Professional Coaching Keeps Doctors in the Game


Physicians who receive professional coaching are less emotionally exhausted and less vulnerable to burnout, according to the results of a pilot study.

“This intervention adds to the growing literature of evidence-based approaches to promote physician well-being and should be considered a complementary strategy to be deployed in combination with other organizational approaches to improve system-level drivers of work-related stressors,” wrote Liselotte N. Dyrbye, MD, of the Mayo Clinic in Rochester, Minn., and coauthors in JAMA Internal Medicine.

Dr. Dyrbye and colleagues conducted a randomized pilot study of 88 Mayo Clinic physicians in the departments of medicine, family medicine, and pediatrics. Half (n = 44) received 3.5 hours of sessions facilitated by a professional coach. The other half (n = 44) served as controls. Participants’ well-being – in regard to burnout, quality of life, resilience, job satisfaction, engagement, and meaning at work – was surveyed at baseline and the study’s completion.

Physicians in the coaching group participated in a 1-hour initial telephone session, designed to establish a relationship between the physician and coach, as well as to assess needs, set goals, identify values, and create an action plan. During follow-up sessions, coaches would check in, help plan and set goals, and suggest strategies/changes to incorporate into daily life. Physicians were permitted to ask for support on any issue, but also were expected to see as many patients as their colleagues outside of the study.

After 6 months, physicians in the coaching group saw a significant decrease in emotional exhaustion by a mean of 5.2 points, compared with an increase of 1.5 points in the control group. At 5 months, absolute rates of high emotional exhaustion decreased by 19.5% in the coaching group and increased by 9.8% in the control group and absolute rates of overall burnout decreased by 17.1% in the coaching group and increased by 4.9% in the control group. Quality of life and resilience scores also improved, though there were no notable differences between groups in measures of job satisfaction, engagement, and meaning at work.

The authors noted their study’s limitations, which included a modest sample size and a volunteer group of participants.

In addition, the lower percentage of men in the study – 48 of 88 participants were women – may be a result of factors that deserve further investigation. Finally, burnout rates among volunteers were higher than those among other physicians, suggesting that “the study appealed to those in greatest need of the intervention.”
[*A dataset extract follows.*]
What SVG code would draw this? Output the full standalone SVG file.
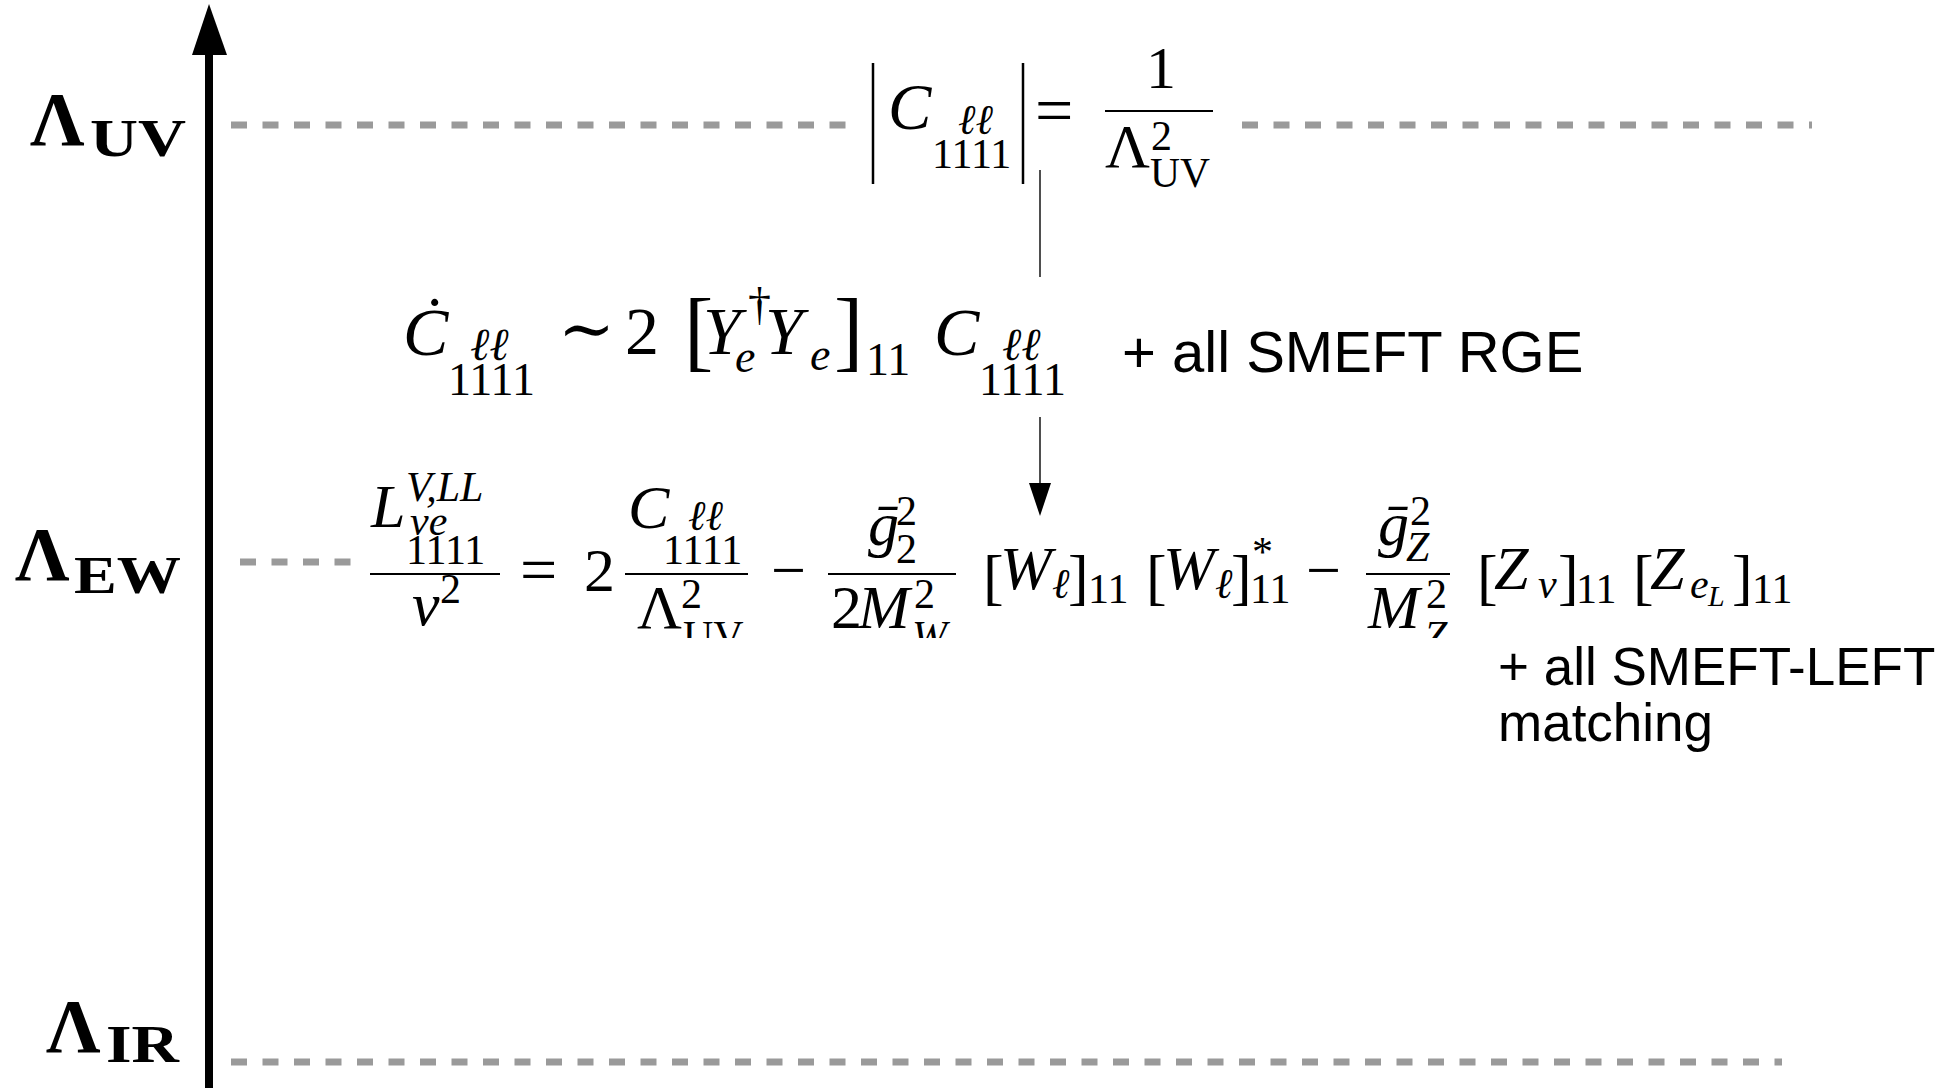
<svg xmlns="http://www.w3.org/2000/svg" width="1960" height="1088" viewBox="0 0 1960 1088">
<style>
.m{font-family:"Liberation Serif","DejaVu Serif",serif;fill:#000}
.i{font-style:italic}
.lab{font-family:"Liberation Serif","DejaVu Serif",serif;font-weight:bold;fill:#000}
.txt{font-family:"Liberation Sans",Arial,sans-serif;fill:#000}
.dash{stroke:#9a9a9a;stroke-width:7;stroke-dasharray:16 15.5;fill:none}
.bar{stroke:#000;stroke-width:2.2}
.conn{stroke:#222;stroke-width:1.6;fill:none}
</style>
<defs>
<clipPath id="clip3"><rect x="0" y="440" width="1960" height="198"/></clipPath>
</defs>
<rect width="1960" height="1088" fill="#fff"/>

<g id="axis">
<line x1="209" y1="50" x2="209" y2="1088" stroke="#000" stroke-width="8"/>
<polygon points="209,4 192,55 227,55" fill="#000"/>
</g>

<g id="scale-lines">
<line class="dash" x1="231" y1="125" x2="850" y2="125"/>
<line class="dash" x1="1242" y1="125" x2="1812" y2="125"/>
<line class="dash" x1="240" y1="562" x2="352" y2="562"/>
<line class="dash" x1="231" y1="1062" x2="1782" y2="1062"/>
</g>

<g id="label-uv">
<text class="lab" x="30" y="145" font-size="76">Λ<tspan x="90" y="156" font-size="52" textLength="96" lengthAdjust="spacingAndGlyphs">UV</tspan></text>
</g>
<g id="label-ew">
<text class="lab" x="15" y="580" font-size="76">Λ<tspan x="74" y="593" font-size="52" textLength="107" lengthAdjust="spacingAndGlyphs">EW</tspan></text>
</g>
<g id="label-ir">
<text class="lab" x="46" y="1052" font-size="76">Λ<tspan x="106" y="1062" font-size="52" textLength="73" lengthAdjust="spacingAndGlyphs">IR</tspan></text>
</g>

<g id="formula-uv">
<line x1="873" y1="63" x2="873" y2="184" stroke="#000" stroke-width="2.5"/>
<line x1="1023" y1="63" x2="1023" y2="184" stroke="#000" stroke-width="2.5"/>
<text class="m" font-size="65"><tspan class="i" x="888" y="129">C</tspan><tspan class="i" x="958" y="134" font-size="42">ℓℓ</tspan><tspan x="932" y="168" font-size="42">1111</tspan><tspan x="1035" y="133" font-size="68">=</tspan></text>
<text class="m" font-size="60"><tspan x="1146" y="88">1</tspan></text>
<line class="bar" x1="1105" y1="111" x2="1213" y2="111"/>
<text class="m" font-size="62"><tspan x="1105" y="167">Λ</tspan><tspan x="1151" y="150" font-size="42">2</tspan><tspan x="1150" y="187" font-size="42" textLength="60" lengthAdjust="spacingAndGlyphs">UV</tspan></text>
</g>

<g id="formula-rge">
<text class="m" font-size="68"><tspan class="i" x="403" y="355">Ċ</tspan><tspan class="i" x="470" y="360" font-size="46">ℓℓ</tspan><tspan x="448" y="395" font-size="46">1111</tspan><tspan x="558" y="352">∼</tspan><tspan x="625" y="354">2</tspan><tspan x="684" y="360" font-size="88">[</tspan><tspan class="i" x="703" y="354">Y</tspan><tspan class="i" x="735" y="372" font-size="46">e</tspan><tspan x="748" y="320" font-size="46">†</tspan><tspan class="i" x="765" y="354">Y</tspan><tspan class="i" x="810" y="370" font-size="46">e</tspan><tspan x="834" y="360" font-size="88">]</tspan><tspan x="866" y="375" font-size="46">11</tspan><tspan class="i" x="934" y="355">C</tspan><tspan class="i" x="1002" y="360" font-size="46">ℓℓ</tspan><tspan x="979" y="395" font-size="46">1111</tspan></text>
</g>

<g id="text-rge">
<text class="txt" x="1122" y="372" font-size="58">+ all SMEFT RGE</text>
</g>

<g id="formula-ew" clip-path="url(#clip3)">
<line class="bar" x1="370" y1="574" x2="500" y2="574"/>
<line class="bar" x1="625" y1="574" x2="748" y2="574"/>
<line class="bar" x1="828" y1="574" x2="956" y2="574"/>
<line class="bar" x1="1366" y1="574" x2="1450" y2="574"/>
<text class="m" font-size="62"><tspan class="i" x="371" y="527">L</tspan><tspan class="i" x="406" y="501" font-size="42">V,LL</tspan><tspan class="i" x="410" y="535" font-size="42">νe</tspan><tspan x="406" y="564" font-size="42">1111</tspan><tspan class="i" x="412" y="625">v</tspan><tspan x="440" y="603" font-size="42">2</tspan><tspan x="520" y="592" font-size="66">=</tspan><tspan x="584" y="591">2</tspan><tspan class="i" x="628" y="528">C</tspan><tspan class="i" x="688" y="530" font-size="42">ℓℓ</tspan><tspan x="663" y="564" font-size="42">1111</tspan><tspan x="637" y="628">Λ</tspan><tspan x="681" y="608" font-size="42">2</tspan><tspan x="683" y="650" font-size="42">UV</tspan><tspan x="771" y="591">−</tspan><tspan class="i" x="868" y="545">ḡ</tspan><tspan x="896" y="563" font-size="42">2</tspan><tspan x="896" y="525" font-size="42">2</tspan><tspan x="831" y="628">2</tspan><tspan class="i" x="858" y="628">M</tspan><tspan x="914" y="608" font-size="42">2</tspan><tspan class="i" x="912" y="650" font-size="42">W</tspan><tspan x="983" y="598">[</tspan><tspan class="i" x="1000" y="589">W</tspan><tspan class="i" x="1052" y="598" font-size="42">ℓ</tspan><tspan x="1068" y="598">]</tspan><tspan x="1088" y="603" font-size="42">11</tspan><tspan x="1146" y="598">[</tspan><tspan class="i" x="1163" y="589">W</tspan><tspan class="i" x="1215" y="598" font-size="42">ℓ</tspan><tspan x="1231" y="598">]</tspan><tspan x="1252" y="566" font-size="42">*</tspan><tspan x="1250" y="603" font-size="42">11</tspan><tspan x="1306" y="591">−</tspan><tspan class="i" x="1378" y="545">ḡ</tspan><tspan class="i" x="1406" y="561" font-size="42">Z</tspan><tspan x="1410" y="525" font-size="42">2</tspan><tspan class="i" x="1368" y="628">M</tspan><tspan x="1426" y="608" font-size="42">2</tspan><tspan class="i" x="1424" y="650" font-size="42">Z</tspan><tspan x="1477" y="598">[</tspan><tspan class="i" x="1494" y="589">Z</tspan><tspan class="i" x="1538" y="598" font-size="42">ν</tspan><tspan x="1558" y="598">]</tspan><tspan x="1576" y="603" font-size="42">11</tspan><tspan x="1633" y="598">[</tspan><tspan class="i" x="1650" y="589">Z</tspan><tspan class="i" x="1690" y="598" font-size="42">e</tspan><tspan class="i" x="1708" y="606" font-size="30">L</tspan><tspan x="1732" y="598">]</tspan><tspan x="1752" y="603" font-size="42">11</tspan></text>
</g>

<g id="text-left">
<text class="txt" x="1498" y="685" font-size="53">+ all SMEFT-LEFT<tspan x="1498" y="741">matching</tspan></text>
</g>

<g id="connectors">
<line class="conn" x1="1040" y1="170" x2="1040" y2="277"/>
<line class="conn" x1="1040" y1="417" x2="1040" y2="486"/>
<polygon points="1029,483 1051,483 1040,516" fill="#000"/>
</g>
</svg>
The study was funded by the Mayo Clinic department of medicine’s Program on Physician Well-Being and the Physician Foundation. Two of the authors – Dr. Dyrbye and Tait D. Shanafelt, MD, of Stanford (Calif.) University – reported being the coinventors of, and receiving royalties for, the Physician Well-Being Index, Medical Student Well-Being Index, Nurse Well-Being Index, and the Well-Being Index.

SOURCE: Dyrbye LN et al. JAMA Intern Med. 2019 Aug 5.
doi: 10.1001/jamainternmed.2019.2425.